Пусть на нас снова наедут, опять всей толпой поднимемся — не хрен с нами связываться! Все-таки неплохой экспериментатор наш каплей. Группа одного призыва — это сила! А дежурный кап-три! Как быстро он разобрался в ситуации и разложил все по полочкам. Ни нравоучений, ни визгов.
Жаль только, что я ударил ногой Дитера. Надо будет на завтраке извиниться.
Вахтенный увидел героев, возвращающихся с поля брани, сделал круглые глаза и заорал:
— Поповские караси!
Из кубриков донеслось:
— Прошли проверку формы три! — Матросы захлопали в ладоши.
Они награждали нас аплодисментами!
Что за проверка номер три? Может, все это подстроено? Недаром там особист терся как бы не при делах. Завтра посмотрим на действия каплея.
В гальюне мы долго умывались, застирывали тельники и робы от пятен крови. Пришел замстаршины, таща на плече укомплектованную медицинскую сумку, и вместе с нашим нештатным медиком начал осматривать нас прямо в баталерке под светом ламп, записывать фамилии пострадавших и характер травм. Гематомы, ушибы, порезы, рассеченные брови, губы, уши, разбитые носы. Короче, ерунда! Ничего серьезного.
Но что это за часть, если нас, целую группу, пытались избить под присмотром офицеров?!
На следующий день все мое тело нещадно болело и ломило. Бровь, замазанная медицинским клеем, опухла и мешала открыто и ясно смотреть на мир.
На разводе командир части что-то долго говорил офицерам, стоявшим перед ним в одношереножном строю.
Обрывки рыка капитана первого ранга доносились и до нас:
— Если бы нас во время войны так проверяли, хер бы я перед вами стоял! Что за блядство? — и много еще чего нецензурного.
После общего построения и развода на занятия и работы наша группа осталась стоять на площадке в гордом одиночестве. Командир роты увел всех остальных на политическую информацию.

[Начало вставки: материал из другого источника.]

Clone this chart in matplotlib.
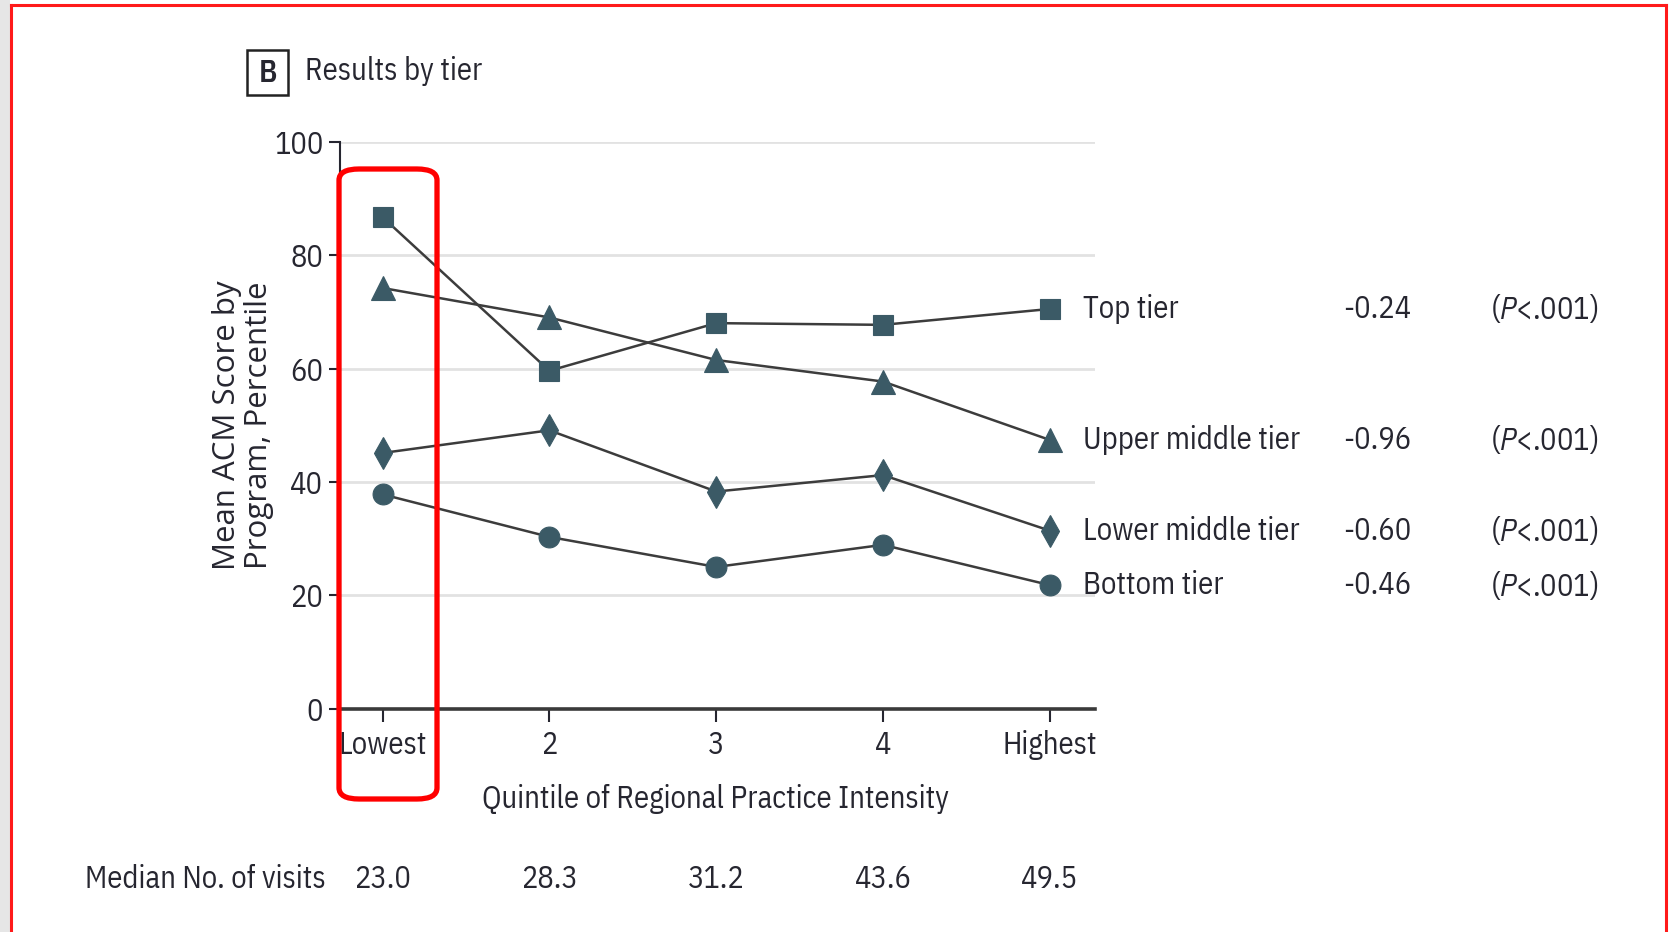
import matplotlib
matplotlib.use("Agg")
import matplotlib.pyplot as plt
from matplotlib.patches import FancyBboxPatch, Rectangle
from matplotlib.lines import Line2D

# Data
quintiles = ["Lowest", "2", "3", "4", "Highest"]
median_visits = ["23.0", "28.3", "31.2", "43.6", "49.5"]
tiers = ["Top tier", "Upper middle tier", "Lower middle tier", "Bottom tier"]
top_tier = [86.7, 59.6, 68.0, 67.7, 70.5]
upper_middle_tier = [74.2, 69.0, 61.5, 57.7, 47.4]
lower_middle_tier = [45.1, 49.1, 38.3, 41.2, 31.4]
bottom_tier = [37.8, 30.3, 25.0, 28.9, 21.8]
slopes = ["-0.24", "-0.96", "-0.60", "-0.46"]
p_values = ["<.001", "<.001", "<.001", "<.001"]
y_ticks = [0, 20, 40, 60, 80, 100]

NARROW = ["IBM Plex Sans Condensed", "Roboto Condensed", "DejaVu Sans"]
WIDE = ["Open Sans", "DejaVu Sans"]
INK = "#262630"
MARK = "#3b5a66"
FS = 22

plt.rcParams["mathtext.fontset"] = "custom"
plt.rcParams["mathtext.rm"] = "IBM Plex Sans Condensed"
plt.rcParams["mathtext.it"] = "IBM Plex Sans Condensed:italic"

W, H = 1671, 932
fig = plt.figure(figsize=(W / 100, H / 100), dpi=100)
fig.patch.set_facecolor("white")


def fx(px):
    return px / W


def fy(py):
    return 1 - py / H


# page edge: grey strip and red frame
fig.add_artist(Rectangle((0, 0), fx(10), 1, transform=fig.transFigure,
                         facecolor="#e6e6e6", edgecolor="none", zorder=0))
frame = dict(transform=fig.transFigure, color="#ff1a1a", lw=2.2)
fig.add_artist(Line2D([fx(11), fx(11)], [0, fy(5)], **frame))
fig.add_artist(Line2D([fx(11), fx(1666)], [fy(5), fy(5)], **frame))
fig.add_artist(Line2D([fx(1666), fx(1666)], [0, fy(5)], **frame))

ax_left, ax_right = 340, 1094.5
ax_top, ax_bottom = 141.7, 708.7
ax_h = ax_bottom - ax_top
ax = fig.add_axes([fx(ax_left), fy(ax_bottom), fx(ax_right - ax_left), ax_h / H])

x = list(range(len(quintiles)))
series = [top_tier, upper_middle_tier, lower_middle_tier, bottom_tier]
markers = ["s", "^", "d", "o"]
sizes = [15, 17, 16, 15]

for vals, m, ms in zip(series, markers, sizes):
    ax.plot(x, vals, color="#3c3c3c", lw=1.8, zorder=3)
    ax.plot(x, vals, linestyle="none", marker=m, markersize=ms,
            markerfacecolor=MARK, markeredgecolor=MARK, markeredgewidth=0.8,
            zorder=4)

ax.set_xlim(-0.255, 4.268)
ax.set_ylim(0, 100)
ax.set_yticks(y_ticks)
ax.set_yticklabels([str(t) for t in y_ticks], family=NARROW, fontsize=FS, color=INK)
ax.set_xticks(x)
ax.set_xticklabels(quintiles, family=NARROW, fontsize=FS, color=INK)
ax.tick_params(axis="y", length=8, width=1.5, color=INK, pad=4)
ax.tick_params(axis="x", length=9, width=1.5, color=INK, pad=6)

for t in y_ticks[1:]:
    ax.axhline(t, color="#e2e2e2", lw=2, zorder=1)

for side in ["top", "right"]:
    ax.spines[side].set_visible(False)
ax.spines["left"].set_color(INK)
ax.spines["left"].set_linewidth(1.5)
ax.spines["bottom"].set_color("#3a3a3a")
ax.spines["bottom"].set_linewidth(2.6)
ax.set_facecolor("none")

ax.set_ylabel("Mean ACM Score by\nProgram, Percentile", family=WIDE, fontsize=22.5,
              color=INK, linespacing=1.12, va="center")
ax.yaxis.set_label_coords((243 - ax_left) / (ax_right - ax_left), 0.5)
ax.set_xlabel("Quintile of Regional Practice Intensity", family=NARROW,
              fontsize=FS, color=INK, va="center")
ax.xaxis.set_label_coords((716 - ax_left) / (ax_right - ax_left),
                          -(799 - ax_bottom) / ax_h)

# labels at line ends: tier name, slope and P value
for name, vals, s, p in zip(tiers, series, slopes, p_values):
    y = vals[-1]
    ax.annotate(name, xy=(4, y), xytext=(33, 0), textcoords="offset pixels",
                ha="left", va="center", family=NARROW, fontsize=FS, color=INK,
                annotation_clip=False)
    yy = fy(ax_bottom) + (y / 100) * ax_h / H
    fig.text(fx(1343), yy, s, family=NARROW, fontsize=FS, color=INK,
             ha="left", va="center")
    fig.text(fx(1490), yy, r"($\mathit{P}$" + p + ")", family=NARROW, fontsize=FS,
             color=INK, ha="left", va="center")

# median visits row
fig.text(fx(85), fy(879), "Median No. of visits", family=NARROW, fontsize=FS,
         color=INK, ha="left", va="center")
for i, v in enumerate(median_visits):
    xpx = 382.6 + i * 166.8
    fig.text(fx(xpx), fy(879), v, family=NARROW, fontsize=FS, color=INK,
             ha="center", va="center")

# panel title
fig.add_artist(Rectangle((fx(247), fy(95)), fx(41), (95 - 50) / H,
                         transform=fig.transFigure, facecolor="white",
                         edgecolor="#222222", lw=1.8))
fig.text(fx(267.5), fy(72.5), "B", family=NARROW, fontsize=FS, color=INK,
         ha="center", va="center", weight="semibold")
fig.text(fx(305), fy(71), "Results by tier", family=NARROW, fontsize=FS, color=INK,
         ha="left", va="center")

# highlight box around the lowest quintile
fig.add_artist(FancyBboxPatch((fx(339), fy(799)), fx(98), (799 - 169) / H,
                              boxstyle="round,pad=0,rounding_size=0.012",
                              transform=fig.transFigure, facecolor="none",
                              edgecolor="#ff0000", lw=3.8, zorder=10))

fig.savefig("out.png", dpi=100)
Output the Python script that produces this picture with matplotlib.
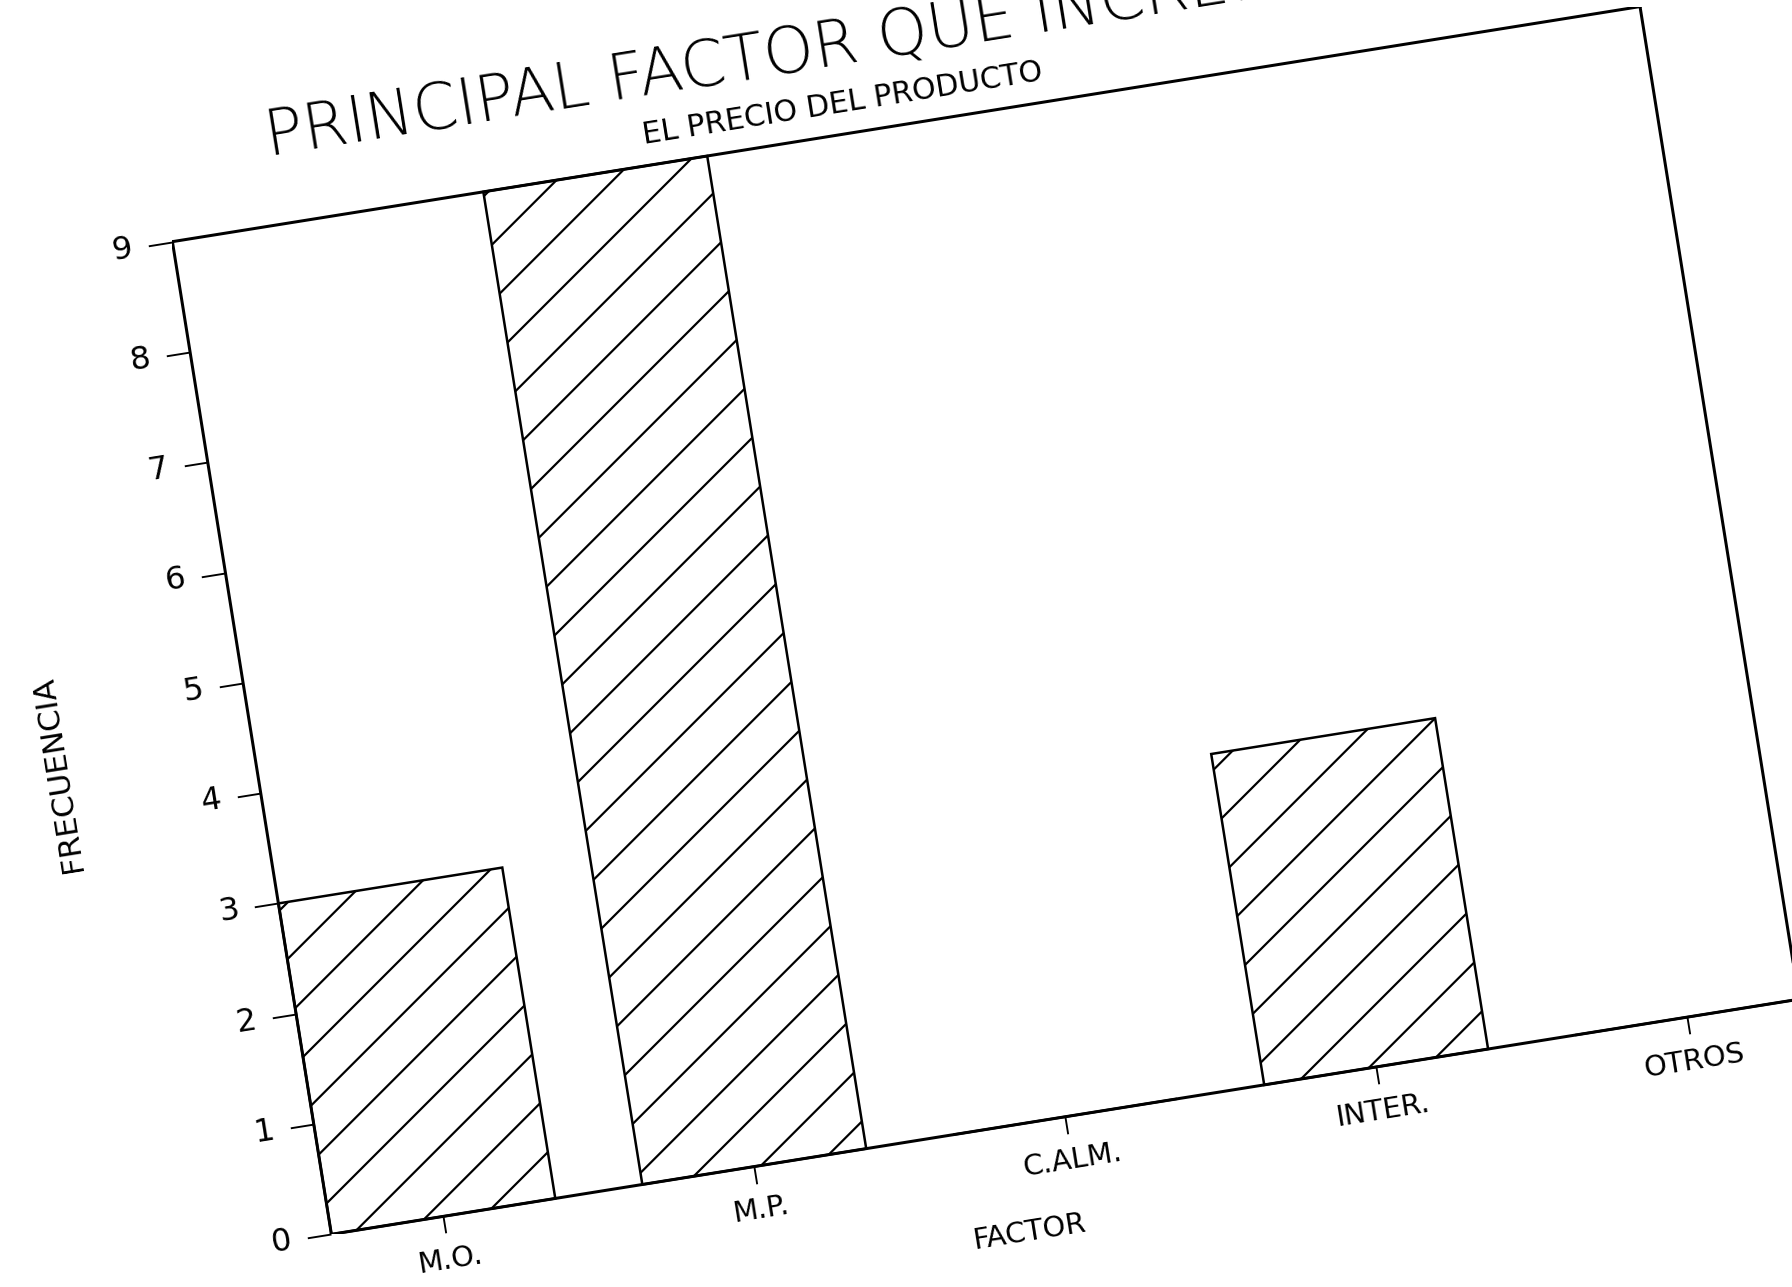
import matplotlib
matplotlib.use("Agg")
import matplotlib.pyplot as plt
from matplotlib.transforms import Affine2D
import mpl_toolkits.axisartist.floating_axes as floating_axes
from mpl_toolkits.axisartist.grid_finder import FixedLocator, DictFormatter

# ---------------- data ----------------
categories = ["M.O.", "M.P.", "C.ALM.", "INTER.", "OTROS"]
frecuencia = [3, 9, 0, 3, 0]
y_ticks = [0, 1, 2, 3, 4, 5, 6, 7, 8, 9]
title = "PRINCIPAL FACTOR QUE INCREMENTA"
subtitle = "EL PRECIO DEL PRODUCTO"
xlabel = "FACTOR"
ylabel = "FRECUENCIA"

# ---------------- geometry (pixels) ----------------
DPI = 170
W, H = 1792, 1287
PT = 72.0 / DPI          # points per pixel

ANGLE = 9.1              # scan rotation (deg, counter-clockwise)
SX, SY = 314.9, 111.7    # pixels per category / per unit
X0, X1 = -0.36, 4.36
Y0, Y1 = 0, 9
ORIGIN = (331.4, 52.7)   # pixel position of (X0, Y0) from bottom-left

plt.rcParams['font.family'] = ['DejaVu Sans']
plt.rcParams['hatch.linewidth'] = 2.2 * PT
plt.rcParams['hatch.color'] = 'black'

fig = plt.figure(figsize=(W / DPI, H / DPI), dpi=DPI)
fig.patch.set_facecolor('white')

tr = Affine2D().scale(SX, SY).rotate_deg(ANGLE)
corners = tr.transform([(X0, Y0), (X1, Y0), (X0, Y1), (X1, Y1)])
xmin, ymin = corners.min(axis=0)
xmax, ymax = corners.max(axis=0)
o = tr.transform([(X0, Y0)])[0]
left_px = ORIGIN[0] - (o[0] - xmin)
bottom_px = ORIGIN[1] - (o[1] - ymin)
rect = [left_px / W, bottom_px / H, (xmax - xmin) / W, (ymax - ymin) / H]

grid_helper = floating_axes.GridHelperCurveLinear(
    tr, extremes=(X0, X1, Y0, Y1),
    grid_locator1=FixedLocator(list(range(len(categories)))),
    tick_formatter1=DictFormatter(dict(enumerate(categories))),
    grid_locator2=FixedLocator(y_ticks),
    tick_formatter2=DictFormatter({v: str(v) for v in y_ticks}))

ax = fig.add_axes(rect, axes_class=floating_axes.FloatingAxes,
                  grid_helper=grid_helper)
ax.set_xlim(xmin, xmax)
ax.set_ylim(ymin, ymax)
ax.set_aspect('auto')
ax.patch.set_facecolor('white')

for name in ["left", "bottom", "top", "right"]:
    ax.axis[name].line.set_linewidth(3.0 * PT)
for name in ["top", "right"]:
    ax.axis[name].major_ticks.set_visible(False)
    ax.axis[name].major_ticklabels.set_visible(False)

for name, size, pad, fsz in [("left", 24, 16, 32), ("bottom", 17, 14, 29)]:
    a = ax.axis[name]
    a.major_ticks.set_tick_out(True)
    a.major_ticks.set_ticksize(size * PT)
    a.major_ticks.set_linewidth(2.0 * PT)
    a.major_ticklabels.set_fontsize(fsz * PT)
    a.major_ticklabels.set_pad(pad * PT)

aux = ax.get_aux_axes(tr)
aux.bar(range(len(categories)), frecuencia, width=0.72,
        facecolor='white', edgecolor='black', linewidth=2.5 * PT, hatch='/')

aux.text(-0.016, 9.62, title, rotation=ANGLE, rotation_mode='anchor',
         ha='left', va='baseline', fontsize=64 * PT, fontweight='light')
aux.text(1.81, 9.2, subtitle, rotation=ANGLE, rotation_mode='anchor',
         ha='center', va='baseline', fontsize=30 * PT)
aux.text(1.83, -0.97, xlabel, rotation=ANGLE, rotation_mode='anchor',
         ha='center', va='center', fontsize=29 * PT)
aux.text(-0.985, 4.46, ylabel, rotation=90 + ANGLE, rotation_mode='anchor',
         ha='center', va='center', fontsize=31 * PT)

fig.savefig("out.png", dpi=DPI, facecolor='white')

Тут я увидел, что к нам идут командир части и Поповских. Что же нам сейчас скажут? А если кого-нибудь выпнут отсюда под задницу в береговые части? Хотя кого? Всю группу?
Поповских подошел к нам.
— Группа, равняйсь, смирно! Равнение направо! — Он приложил руку к фуражке и пошел навстречу командиру части. — Товарищ капитан первого ранга, первая группа первой роты по вашему приказанию построена! Командир группы, капитан-лейтенант Поповских!
Кап-раз, не отрывая руку от головного убора, строевым шагом подошел к нам.
— За отличную физическую подготовку, боевую слаженность и сплоченность коллектива объявляю всему личному составу группы двое суток дополнительного отпуска!
— Служим Советскому Союзу! — ответили мы.
— Вольно! — капитан первого ранга наконец-то опустил руку.
— Вольно! — продублировал Поповских.
— А теперь неофициально, сынки, не для всех ушей, — продолжал кап-раз. — Вас, мальчики, на убой никто и никогда не готовил. Помните, с любой задачи вы должны вернуться живыми. Родине дорог каждый матрос. Вы молодцы, на первом году службы выдержали такую проверку! Один призыв, черт бы вас подрал! Поповских, уводи своих на политинформацию, а я пойду определяться с разведывательным управлением по поводу твоего суточного выхода. Ох и скоро ты их к работе подготовил, каплей. Ударник, твою мать!